• **Task description**
Reproduce all of the data below without alteration; exclude every picture.
----- Collected data -----
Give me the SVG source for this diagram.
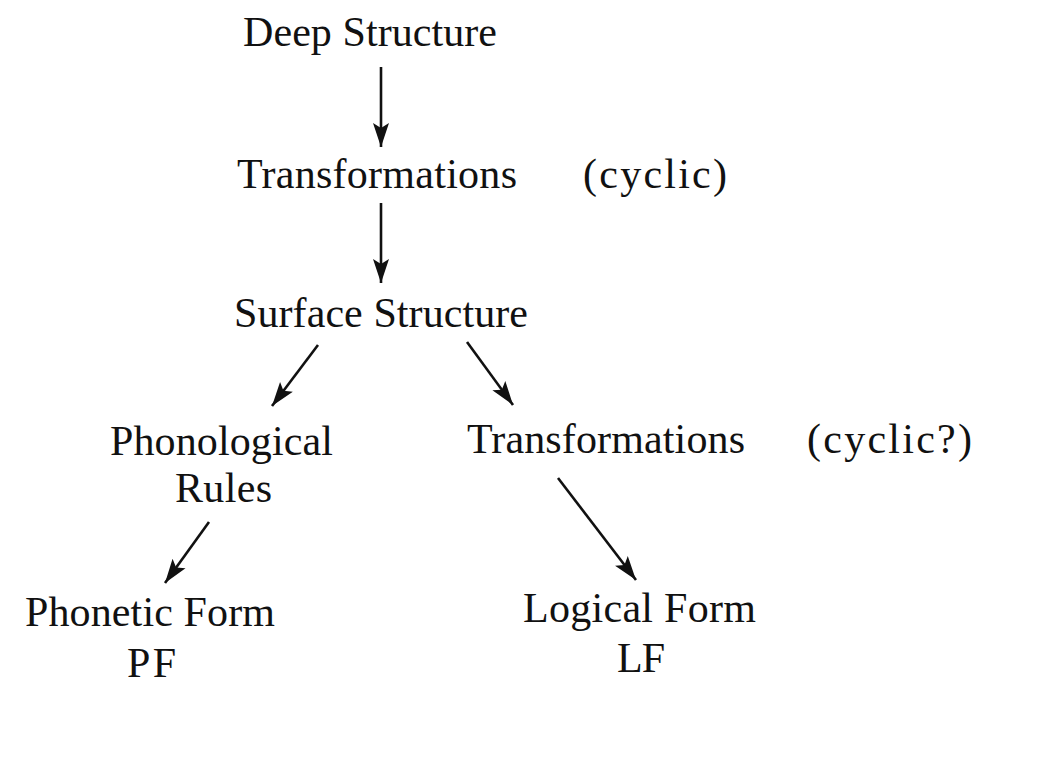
<svg xmlns="http://www.w3.org/2000/svg" width="1046" height="757" viewBox="0 0 1046 757">
<defs>
<style>
text{font-family:"Liberation Serif","Times New Roman",serif;font-size:42px;fill:#111;}
.c{stroke:#111;stroke-width:2.6;fill:none;}
</style>
<marker id="ah" markerUnits="userSpaceOnUse" markerWidth="26" markerHeight="20" viewBox="0 0 26 20" refX="24" refY="10" orient="auto">
<path d="M0,2 L24,10 L0,18 L5,10 Z" fill="#111"/>
</marker>
</defs>
<rect width="1046" height="757" fill="#fff"/>
<g id="connectors">
<line class="c" x1="381" y1="67" x2="381" y2="147" marker-end="url(#ah)"/>
<line class="c" x1="381" y1="203" x2="381" y2="283" marker-end="url(#ah)"/>
<line class="c" x1="318" y1="345" x2="272" y2="406" marker-end="url(#ah)"/>
<line class="c" x1="467" y1="342" x2="513" y2="405" marker-end="url(#ah)"/>
<line class="c" x1="209" y1="522" x2="165" y2="583" marker-end="url(#ah)"/>
<line class="c" x1="558" y1="478" x2="636" y2="580" marker-end="url(#ah)"/>
</g>
<g id="deep"><text x="243" y="46" textLength="254">Deep Structure</text></g>
<g id="trans1"><text x="237" y="188" textLength="280">Transformations</text></g>
<g id="cyclic1"><text x="583" y="188" textLength="144">(cyclic)</text></g>
<g id="surface"><text x="234" y="327" textLength="294">Surface Structure</text></g>
<g id="phonrules"><text x="110" y="455" textLength="223">Phonological</text><text x="175" y="502" textLength="97">Rules</text></g>
<g id="trans2"><text x="467" y="453" textLength="278">Transformations</text></g>
<g id="cyclic2"><text x="807" y="453" textLength="165">(cyclic?)</text></g>
<g id="pf"><text x="25" y="626" textLength="250">Phonetic Form</text><text x="127" y="677" textLength="49">PF</text></g>
<g id="lf"><text x="523" y="622" textLength="233">Logical Form</text><text x="617" y="672" textLength="48">LF</text></g>
</svg>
-----
• **Solution to this problem**
Give me the SVG source for this diagram.
<svg xmlns="http://www.w3.org/2000/svg" width="1046" height="757" viewBox="0 0 1046 757">
<defs>
<style>
text{font-family:"Liberation Serif","Times New Roman",serif;font-size:42px;fill:#111;}
.c{stroke:#111;stroke-width:2.6;fill:none;}
</style>
<marker id="ah" markerUnits="userSpaceOnUse" markerWidth="26" markerHeight="20" viewBox="0 0 26 20" refX="24" refY="10" orient="auto">
<path d="M0,2 L24,10 L0,18 L5,10 Z" fill="#111"/>
</marker>
</defs>
<rect width="1046" height="757" fill="#fff"/>
<g id="connectors">
<line class="c" x1="381" y1="67" x2="381" y2="147" marker-end="url(#ah)"/>
<line class="c" x1="381" y1="203" x2="381" y2="283" marker-end="url(#ah)"/>
<line class="c" x1="318" y1="345" x2="272" y2="406" marker-end="url(#ah)"/>
<line class="c" x1="467" y1="342" x2="513" y2="405" marker-end="url(#ah)"/>
<line class="c" x1="209" y1="522" x2="165" y2="583" marker-end="url(#ah)"/>
<line class="c" x1="558" y1="478" x2="636" y2="580" marker-end="url(#ah)"/>
</g>
<g id="deep"><text x="243" y="46" textLength="254">Deep Structure</text></g>
<g id="trans1"><text x="237" y="188" textLength="280">Transformations</text></g>
<g id="cyclic1"><text x="583" y="188" textLength="144">(cyclic)</text></g>
<g id="surface"><text x="234" y="327" textLength="294">Surface Structure</text></g>
<g id="phonrules"><text x="110" y="455" textLength="223">Phonological</text><text x="175" y="502" textLength="97">Rules</text></g>
<g id="trans2"><text x="467" y="453" textLength="278">Transformations</text></g>
<g id="cyclic2"><text x="807" y="453" textLength="165">(cyclic?)</text></g>
<g id="pf"><text x="25" y="626" textLength="250">Phonetic Form</text><text x="127" y="677" textLength="49">PF</text></g>
<g id="lf"><text x="523" y="622" textLength="233">Logical Form</text><text x="617" y="672" textLength="48">LF</text></g>
</svg>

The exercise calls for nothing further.